Building better proteins with machine learning - Morgridge Institute for Research

Neural networks and machine learning once seemed like far-fetched futuristic concepts but are now proven successful tools that can help scientists approach big problems (and big datasets).

In a recent study published in the Proceedings of the National Academy of Sciences (PNAS), Morgridge investigator Anthony Gitter and his lab demonstrated that a machine learning model could predict new protein sequences that could improve protein function.

“There’s this really complicated relationship between how that sequence changes, and what it’s actually going to do to the protein and the property that you care about,” says Gitter.

Proteins are made up of a sequence of up to thousands of characters long—a combination of the 20 different amino acids that serve as building blocks. The sequence determines how the protein folds into a three-dimensional shape, and the shape determines its function.

“Almost everything that happens in a cell is because some protein has the right shape to do that job,” Gitter says.

Changing even a single amino acid in the sequence could drastically alter the shape and function of a protein. In most cases, proteins are unaffected or simply fall apart due to an unstable structure. But what if there was a way to home in on changes that would make the protein better at its job?

A fluorescent protein could shine brighter and improve the way biologists visualize cellular activity under a microscope. Or a protein receptor could bind more efficiently to important biological molecules.

“The first really basic question is, do we have machine learning tools and technology right now that can do a good job of modeling and understanding the data that we’ve already collected?” says Gitter.

Sam Gelman, a graduate student in the Gitter Lab, led the design and testing of multiple neural network models to learn about the biological structure and function from existing datasets for several well-known proteins, like green fluorescent protein (GFP) and protein G B1 domain (GB1) that binds to immunoglobulin G (IgG) antibodies.

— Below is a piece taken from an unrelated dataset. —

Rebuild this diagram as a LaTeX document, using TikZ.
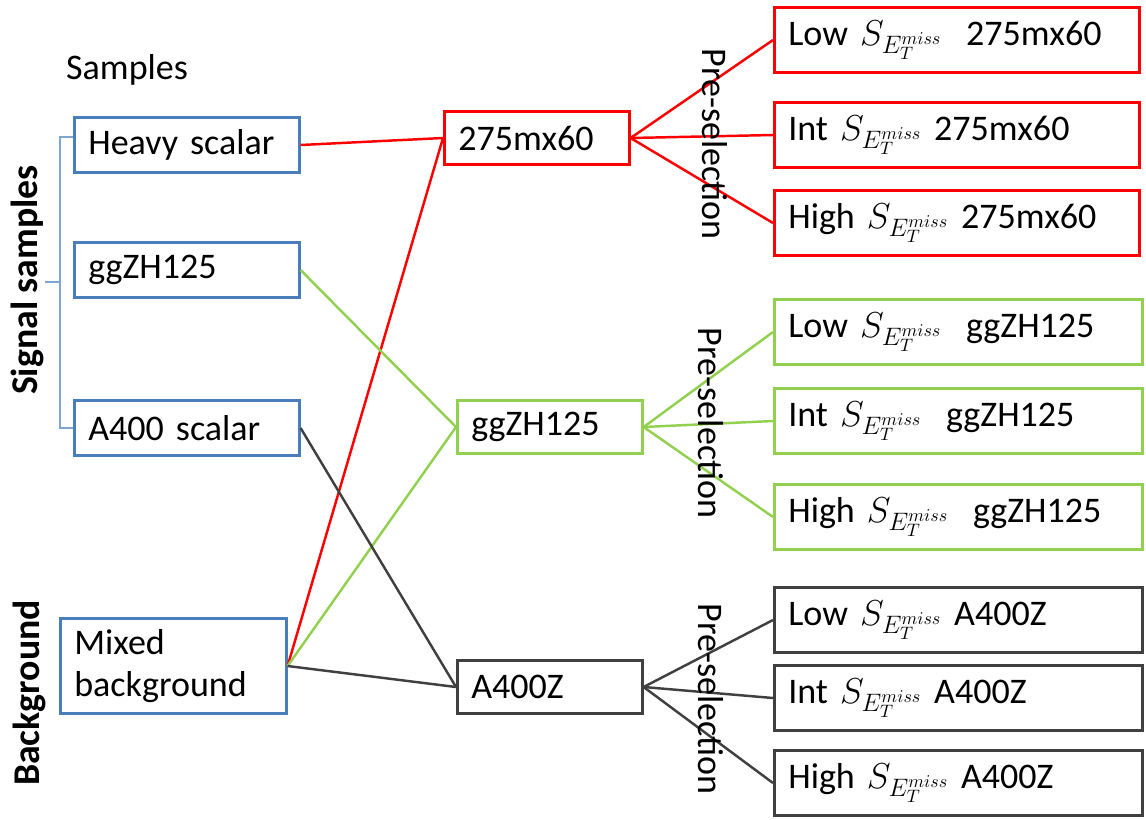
\RequirePackage{fix-cm}
\documentclass[tikz,border=0pt]{standalone}
\usepackage{fontspec}
\setmainfont{Carlito}
\usetikzlibrary{positioning}
\definecolor{sigblue}{HTML}{4A7EBB}
\definecolor{brkblue}{HTML}{7FA6D3}
\definecolor{selred}{HTML}{FF0000}
\definecolor{selgreen}{HTML}{92D050}
\definecolor{seldark}{HTML}{404040}
\newcommand{\smet}{$S_{E_T^{miss}}$}

\begin{document}
\begin{tikzpicture}[x=0.02cm, y=-0.02cm, every node/.style={font=\fontsize{20.5}{24}\selectfont},
  cellbox/.style={draw, line width=1.5pt, inner xsep=0.28cm, inner ysep=0pt, align=left, anchor=west},
  smpbox/.style={cellbox, draw=sigblue, text width=3.94cm, minimum height=1.1cm},
  midbox/.style={cellbox, text width=3.14cm, minimum height=1.06cm},
  binbox/.style={cellbox, text width=6.8cm, minimum height=1.3cm},
  sideflag/.style={rotate=90, font=\bfseries\fontsize{21.5}{25}\selectfont},
  conn/.style={line width=1.4pt}]
  \useasboundingbox (0,0) rectangle (1146,819);

  \node[anchor=base west] (samples) at (60,79) {Samples};
  \node[sideflag] (siglab) at (27,280) {Signal samples};
  \node[sideflag] (bkglab) at (29,693) {Background};

  \node[smpbox] (heavy) at (73,145) {Heavy scalar};
  \node[smpbox] (ggzh) at (73,270) {ggZH125};
  \node[smpbox] (a400) at (73,428) {A400 scalar};
  \node[smpbox, text width=3.96cm, minimum height=1.9cm] (mixed) at (59,666) {Mixed\\background};
  \draw[brkblue, line width=0.9pt] ([yshift=0.16cm]heavy.west) -| (60,282) |- (a400.west);
  \draw[brkblue, line width=0.9pt] (60,282) -- (45,282);

  \node[midbox, draw=selred] (m275) at (443,138) {275mx60};
  \node[midbox, draw=selgreen] (mgg) at (456,427) {ggZH125};
  \node[midbox, draw=seldark] (ma400) at (456,687) {A400Z};

  \node[binbox, draw=selred, text width=6.74cm] (low275) at (773,40) {Low \smet\ \ 275mx60};
  \node[binbox, draw=selred, text width=6.74cm] (int275) at (773,135) {Int \smet\ 275mx60};
  \node[binbox, draw=selred, text width=6.74cm] (high275) at (773,223) {High \smet\ 275mx60};
  \node[binbox, draw=selgreen] (lowgg) at (773,332) {Low \smet\ \ ggZH125};
  \node[binbox, draw=selgreen] (intgg) at (773,421) {Int \smet\ \ ggZH125};
  \node[binbox, draw=selgreen] (highgg) at (773,517) {High \smet\ \ ggZH125};
  \node[binbox, draw=seldark] (lowa4) at (773,620) {Low \smet\ A400Z};
  \node[binbox, draw=seldark] (inta4) at (773,698) {Int \smet\ A400Z};
  \node[binbox, draw=seldark] (higha4) at (773,783) {High \smet\ A400Z};

  \draw[conn, selred] (heavy.east) -- (m275.west);
  \draw[conn, selred] (mixed.east) -- (m275.west);
  \draw[conn, selgreen] (ggzh.east) -- (mgg.west);
  \draw[conn, selgreen] (mixed.east) -- (mgg.west);
  \draw[conn, seldark] (a400.east) -- (ma400.west);
  \draw[conn, seldark] (mixed.east) -- (ma400.west);

  \draw[conn, selred] (m275.east) -- (low275.west);
  \draw[conn, selred] (m275.east) -- (int275.west);
  \draw[conn, selred] (m275.east) -- (high275.west);
  \draw[conn, selgreen] (mgg.east) -- (lowgg.west);
  \draw[conn, selgreen] (mgg.east) -- (intgg.west);
  \draw[conn, selgreen] (mgg.east) -- (highgg.west);
  \draw[conn, seldark] (ma400.east) -- (lowa4.west);
  \draw[conn, seldark] (ma400.east) -- (inta4.west);
  \draw[conn, seldark] (ma400.east) -- (higha4.west);

  \node[rotate=-90] (pre275) at (715,144) {Pre-selection};
  \node[rotate=-90] (pregg) at (711,423) {Pre-selection};
  \node[rotate=-90] (prea4) at (711,699) {Pre-selection};
\end{tikzpicture}
\end{document}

“Then if machine learning models are good enough, you kind of let them level up to the next set of more interesting biological questions,” Gitter adds.

Once the machine learning software could extrapolate meaningful information from the sequences, the next step was to test its ability to make predictions about how to design new protein sequences that could affect function.

“We actually came up with a new version of a protein that works much better than anything that’s been observed naturally before or anything that’s been engineered before.”
Anthony Gitter

A major advantage for machine learning is that it can analyze high throughput datasets and pull out the best predictions out of millions of sequence combinations—a needle in a haystack process that would be impossible to do experimentally in the lab.

The Gitter Lab worked in close collaboration with the Phil Romero Lab at UW–Madison to fully realize this intersection of machine learning and protein engineering.

The researchers identified five variations of the GB1 protein sequence, which the Romero Lab synthesized into proteins to test their function.

“We actually came up with a new version of a protein that works much better than anything that’s been observed naturally before or anything that’s been engineered before,” Gitter says.

Their new protein—identified as Design10 because it contained 10 amino acid mutations—had a similar structure to GB1, but could bind to IgG antibodies with more than 20 times the affinity of the natural protein.

While this research is a proof-of-concept, Gitter says that protein engineering has huge potential in biomedical research.

“We could treat disease by creating new avenues to respond to drugs or create antibody-based therapeutics,” he says.

Gitter acknowledges that this computational work is built on the foundation of basic research and the experimental work done by groups like the Romero Lab. And the machine learning models are only as good as the datasets on which they are trained.

“The best models can learn a more accurate predictive model with less example data than other models can,” he says. “Where we would really like to go with this in the future is doing less wet lab experimental work to build up these experimental datasets—let the machine learning models step in so that you’re getting to the needle in the haystack a lot sooner.”